Copy exactly the lines that run from the top of the listing to the line containing "start_angle = 6.0", both ends included, and omit the pictures.
⟨
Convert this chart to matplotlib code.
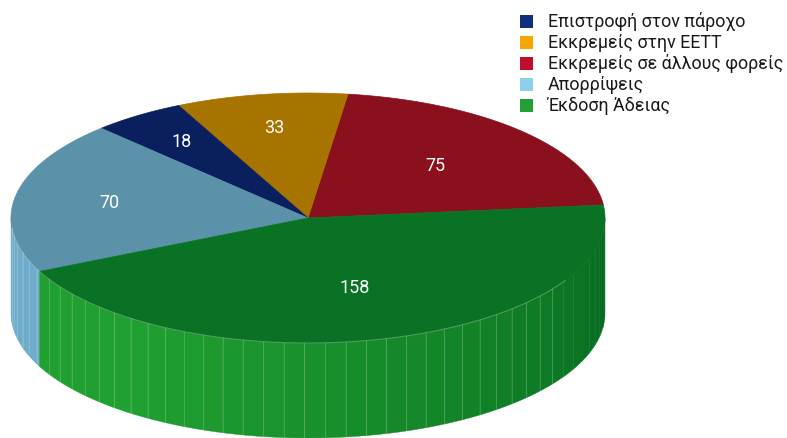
import numpy as np
import matplotlib
matplotlib.use("Agg")
import matplotlib.pyplot as plt
from matplotlib import font_manager
from matplotlib.patches import Polygon, Rectangle
from matplotlib.colors import to_rgb

plt.rcParams['font.family'] = ['Roboto', 'DejaVu Sans']

# legend order
labels = ["Επιστροφή στον πάροχο", "Εκκρεμείς στην ΕΕΤΤ",
          "Εκκρεμείς σε άλλους φορείς", "Απορρίψεις", "Έκδοση Άδειας"]
values = [18, 33, 75, 70, 158]
legend_colors = ["#10307f", "#f5a800", "#c00d2d", "#8cd0ee", "#21a036"]
top_colors = ["#0a1f5e", "#a87400", "#8b101e", "#5c91aa", "#0a7224"]
side_bright = ["#0d2870", "#c48a00", "#a01426", "#6eaccb", "#20a030"]
side_dark = ["#081a4c", "#8a6000", "#700c18", "#5a8fab", "#066a20"]
# counter-clockwise drawing order, starting at the right
draw_order = [2, 1, 0, 3, 4]
label_r = [0.74, 0.73, 0.60, 0.68, 0.58]
start_angle = 6.0

W, H = 787, 438
cx, cy, rx, ry, depth = 308, 218, 297, 125, 95

fig = plt.figure(figsize=(W / 100, H / 100), dpi=100)
ax = fig.add_axes([0, 0, 1, 1])
ax.set_xlim(0, W)
ax.set_ylim(H, 0)
ax.axis("off")


def ell(t, dy=0.0):
    t = np.radians(t)
    return cx + rx * np.cos(t), cy - ry * np.sin(t) + dy


def mix(c1, c2, f):
    a, b = np.array(to_rgb(c1)), np.array(to_rgb(c2))
    return tuple(a + (b - a) * f)


total = sum(values)
spans = []
a = start_angle
for i in draw_order:
    sweep = values[i] / total * 360.0
    spans.append((i, a, a + sweep))
    a += sweep

# side walls (front half only, 180..360 deg)
step = 4.0
for i, a1, a2 in spans:
    for off in (0.0, 360.0):
        lo, hi = max(a1, 180 + off), min(a2, 360 + off)
        if hi <= lo:
            continue
        ts = np.arange(lo, hi, step)
        ts = np.append(ts, hi)
        for t0, t1 in zip(ts[:-1], ts[1:]):
            tm = (t0 + t1) / 2 - off
            f = np.clip((tm - 235) / 125.0, 0, 1)
            col = mix(side_bright[i], side_dark[i], f)
            tt = np.linspace(t0, t1, 4)
            xt, yt = ell(tt)
            xb, yb = ell(tt[::-1], depth)
            pts = np.column_stack([np.r_[xt, xb], np.r_[yt, yb]])
            ax.add_patch(Polygon(pts, closed=True, fc=col, ec=col, lw=0.3))
            if t1 < hi and tm < 325:
                x0, y0 = ell(t1)
                ax.plot([x0, x0], [y0, y0 + depth], color="white",
                        alpha=0.16, lw=0.8)

# faint highlight on the front rim
rim = np.linspace(185, 330, 200)
ax.plot(*ell(rim), color="white", alpha=0.25, lw=0.8)

# top faces
for i, a1, a2 in spans:
    tt = np.linspace(a1, a2, 200)
    xs, ys = ell(tt)
    pts = np.column_stack([np.r_[cx, xs], np.r_[cy, ys]])
    ax.add_patch(Polygon(pts, closed=True, fc=top_colors[i],
                         ec=top_colors[i], lw=0.5))
    tm = np.radians((a1 + a2) / 2)
    lx = cx + rx * label_r[i] * np.cos(tm)
    ly = cy - ry * label_r[i] * np.sin(tm)
    ax.text(lx, ly, str(values[i]), color="white", fontsize=13,
            ha="center", va="center")

# legend: squeeze the widest label into the space left of the right edge
lx0, ly0, row, sq = 520, 15, 21, 12.5
texts = []
for k, (lab, col) in enumerate(zip(labels, legend_colors)):
    y = ly0 + k * row
    ax.add_patch(Rectangle((lx0, y), sq, sq, fc=col, ec="none"))
    texts.append(ax.text(548, y + sq / 2 + 0.5, lab, fontsize=13.5,
                         color="#1a1a1a", ha="left", va="center"))

fig.canvas.draw()
r = fig.canvas.get_renderer()
widest = max(t.get_window_extent(r).width for t in texts)
if widest > 234:
    for t in texts:
        t.set_fontsize(13.5 * 234 / widest)

fig.savefig("out.png", dpi=100)
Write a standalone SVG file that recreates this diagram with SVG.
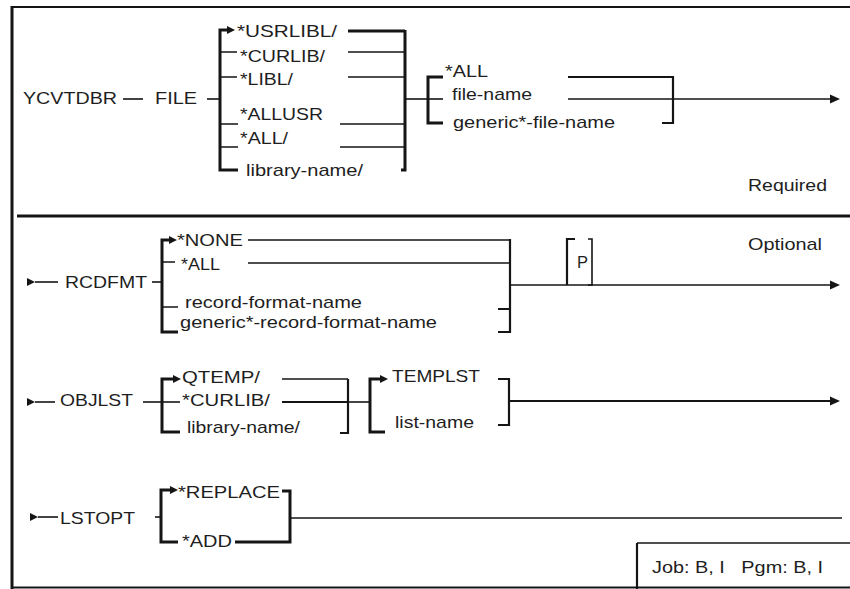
<svg xmlns="http://www.w3.org/2000/svg" xmlns:xlink="http://www.w3.org/1999/xlink" width="850" height="589" viewBox="0 0 850 589">
<style>
text{font-family:"Liberation Sans",Arial,sans-serif;font-size:17px;fill:#1e1e1e}
.thin{fill:none;stroke:#151515;stroke-width:1.6}
.thick{fill:none;stroke:#151515;stroke-width:3}
.mid{fill:none;stroke:#151515;stroke-width:2.2}
.ah{fill:#151515}
</style>
<defs>
<path id="ahBig" d="M-10,-4.5 L0,0 L-10,4.5 Z"/>
<path id="ahSmall" d="M-8,-4 L0,0 L-8,4 Z"/>
</defs>
<rect width="850" height="589" fill="#fff"/>
<g id="frame">
<path class="mid" d="M12,7 H850"/>
<path class="thick" d="M12,6 V589"/>
<path class="mid" d="M12,587.5 H850"/>
<path class="thick" d="M17,216 H850"/>
</g>
<g id="connectors">
<!-- row 1 -->
<path class="thin" d="M123,99 H143"/>
<path class="thin" d="M207,99 H220"/>
<path class="thick" d="M238,170 H220 V30 H228"/>
<use href="#ahSmall" class="ah" x="235" y="30"/>
<path class="thin" d="M220,52 H237 M220,77 H237 M220,124 H238 M220,147 H238"/>
<path class="thick" d="M348,31 H405"/>
<path class="thin" d="M348,52 H405 M348,77 H405 M340,124 H405 M340,147 H405"/>
<path class="thick" d="M401,170 H405 V30"/>
<path class="thin" d="M405,99 H428"/>
<path class="thick" d="M443,77 H428 V123 H443"/>
<path class="thin" d="M428,99 H443"/>
<path class="mid" d="M568,77 H673 V123 H662"/>
<path class="thin" d="M568,99 H832"/>
<use href="#ahBig" class="ah" x="840" y="99"/>
<!-- row 2 -->
<use href="#ahSmall" class="ah" x="35" y="282"/>
<path class="thin" d="M35,282 H58"/>
<path class="thin" d="M152,282 H162"/>
<path class="thick" d="M178,332 H162 V240 H170"/>
<use href="#ahSmall" class="ah" x="177" y="240"/>
<path class="thin" d="M162,262 H175 M162,307 H178"/>
<path class="thin" d="M248,240 H510 M248,263 H510"/>
<path class="mid" d="M510,239 V333 M498,309 H510 M498,332 H510"/>
<path class="thin" d="M510,285 H832"/>
<use href="#ahBig" class="ah" x="840" y="285"/>
<!-- row 3 -->
<use href="#ahSmall" class="ah" x="35" y="402"/>
<path class="thin" d="M35,402 H55"/>
<path class="thin" d="M143,402 H162"/>
<path class="thick" d="M180,432 H162 V379 H174"/>
<use href="#ahSmall" class="ah" x="181" y="379"/>
<path class="thin" d="M162,402 H180"/>
<path class="thin" d="M282,379 H348"/>
<path class="mid" d="M282,402 H348"/>
<path class="mid" d="M348,379 V433 H340"/>
<path class="thin" d="M348,402 H370"/>
<path class="thick" d="M385,432 H370 V379 H381"/>
<use href="#ahSmall" class="ah" x="388" y="379"/>
<path class="mid" d="M498,379 H509 V425 H498"/>
<path class="mid" d="M509,401 H832"/>
<use href="#ahBig" class="ah" x="840" y="401"/>
<!-- row 4 -->
<use href="#ahSmall" class="ah" x="38" y="517"/>
<path class="thin" d="M38,517 H58"/>
<path class="thin" d="M155,517 H161"/>
<path class="thick" d="M178,542 H161 V490 H171"/>
<use href="#ahSmall" class="ah" x="178" y="490"/>
<path class="thick" d="M282,491 H290 V542 H235"/>
<path class="thin" d="M290,518 H842"/>
</g>
<g id="node-ycvtdbr"><text x="23" y="104" textLength="94" lengthAdjust="spacingAndGlyphs">YCVTDBR</text></g>
<g id="node-file"><text x="155" y="104" textLength="42" lengthAdjust="spacingAndGlyphs">FILE</text></g>
<g id="node-lib-options">
<text x="237" y="37" textLength="100" lengthAdjust="spacingAndGlyphs">*USRLIBL/</text>
<text x="240" y="62" textLength="85" lengthAdjust="spacingAndGlyphs">*CURLIB/</text>
<text x="240" y="85" textLength="53" lengthAdjust="spacingAndGlyphs">*LIBL/</text>
<text x="240" y="120" textLength="83" lengthAdjust="spacingAndGlyphs">*ALLUSR</text>
<text x="240" y="144" textLength="48" lengthAdjust="spacingAndGlyphs">*ALL/</text>
<text x="246" y="176" textLength="117" lengthAdjust="spacingAndGlyphs">library-name/</text>
</g>
<g id="node-file-options">
<text x="445" y="77" textLength="43" lengthAdjust="spacingAndGlyphs">*ALL</text>
<text x="452" y="100" textLength="80" lengthAdjust="spacingAndGlyphs">file-name</text>
<text x="453" y="128" textLength="162" lengthAdjust="spacingAndGlyphs">generic*-file-name</text>
</g>
<g id="node-required"><text x="748" y="191" textLength="79" lengthAdjust="spacingAndGlyphs">Required</text></g>
<g id="node-rcdfmt"><text x="65" y="288" textLength="82" lengthAdjust="spacingAndGlyphs">RCDFMT</text></g>
<g id="node-rcdfmt-options">
<text x="177" y="246" textLength="66" lengthAdjust="spacingAndGlyphs">*NONE</text>
<text x="181" y="270" textLength="39" lengthAdjust="spacingAndGlyphs">*ALL</text>
<text x="185" y="308" font-size="16.5" textLength="177" lengthAdjust="spacingAndGlyphs">record-format-name</text>
<text x="180" y="328" font-size="16.5" textLength="257" lengthAdjust="spacingAndGlyphs">generic*-record-format-name</text>
</g>
<g id="node-p">
<path class="mid" d="M575,239 H567 V285"/>
<path class="thin" d="M588,239 H592 V285 H588"/>
<text x="577" y="268" textLength="11" lengthAdjust="spacingAndGlyphs">P</text>
</g>
<g id="node-optional"><text x="748" y="250" textLength="74" lengthAdjust="spacingAndGlyphs">Optional</text></g>
<g id="node-objlst"><text x="60" y="406" textLength="73" lengthAdjust="spacingAndGlyphs">OBJLST</text></g>
<g id="node-objlst-lib">
<text x="182" y="383" textLength="78" lengthAdjust="spacingAndGlyphs">QTEMP/</text>
<text x="182" y="406" textLength="88" lengthAdjust="spacingAndGlyphs">*CURLIB/</text>
<text x="187" y="433" textLength="113" lengthAdjust="spacingAndGlyphs">library-name/</text>
</g>
<g id="node-objlst-list">
<text x="392" y="382" textLength="88" lengthAdjust="spacingAndGlyphs">TEMPLST</text>
<text x="395" y="428" textLength="79" lengthAdjust="spacingAndGlyphs">list-name</text>
</g>
<g id="node-lstopt"><text x="60" y="524" textLength="75" lengthAdjust="spacingAndGlyphs">LSTOPT</text></g>
<g id="node-lstopt-options">
<text x="178" y="498" textLength="102" lengthAdjust="spacingAndGlyphs">*REPLACE</text>
<text x="182" y="547" textLength="50" lengthAdjust="spacingAndGlyphs">*ADD</text>
</g>
<g id="node-job">
<path class="mid" d="M637,589 V543"/>
<path class="thin" d="M637,543 H850"/>
<text x="652" y="573" textLength="171" lengthAdjust="spacingAndGlyphs" xml:space="preserve">Job: B, I   Pgm: B, I</text>
</g>
</svg>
⟩
_EXERCISE OUTPUT_
Convert this chart to matplotlib code.
import numpy as np
import matplotlib
matplotlib.use("Agg")
import matplotlib.pyplot as plt
from matplotlib import font_manager
from matplotlib.patches import Polygon, Rectangle
from matplotlib.colors import to_rgb

plt.rcParams['font.family'] = ['Roboto', 'DejaVu Sans']

# legend order
labels = ["Επιστροφή στον πάροχο", "Εκκρεμείς στην ΕΕΤΤ",
          "Εκκρεμείς σε άλλους φορείς", "Απορρίψεις", "Έκδοση Άδειας"]
values = [18, 33, 75, 70, 158]
legend_colors = ["#10307f", "#f5a800", "#c00d2d", "#8cd0ee", "#21a036"]
top_colors = ["#0a1f5e", "#a87400", "#8b101e", "#5c91aa", "#0a7224"]
side_bright = ["#0d2870", "#c48a00", "#a01426", "#6eaccb", "#20a030"]
side_dark = ["#081a4c", "#8a6000", "#700c18", "#5a8fab", "#066a20"]
# counter-clockwise drawing order, starting at the right
draw_order = [2, 1, 0, 3, 4]
label_r = [0.74, 0.73, 0.60, 0.68, 0.58]
start_angle = 6.0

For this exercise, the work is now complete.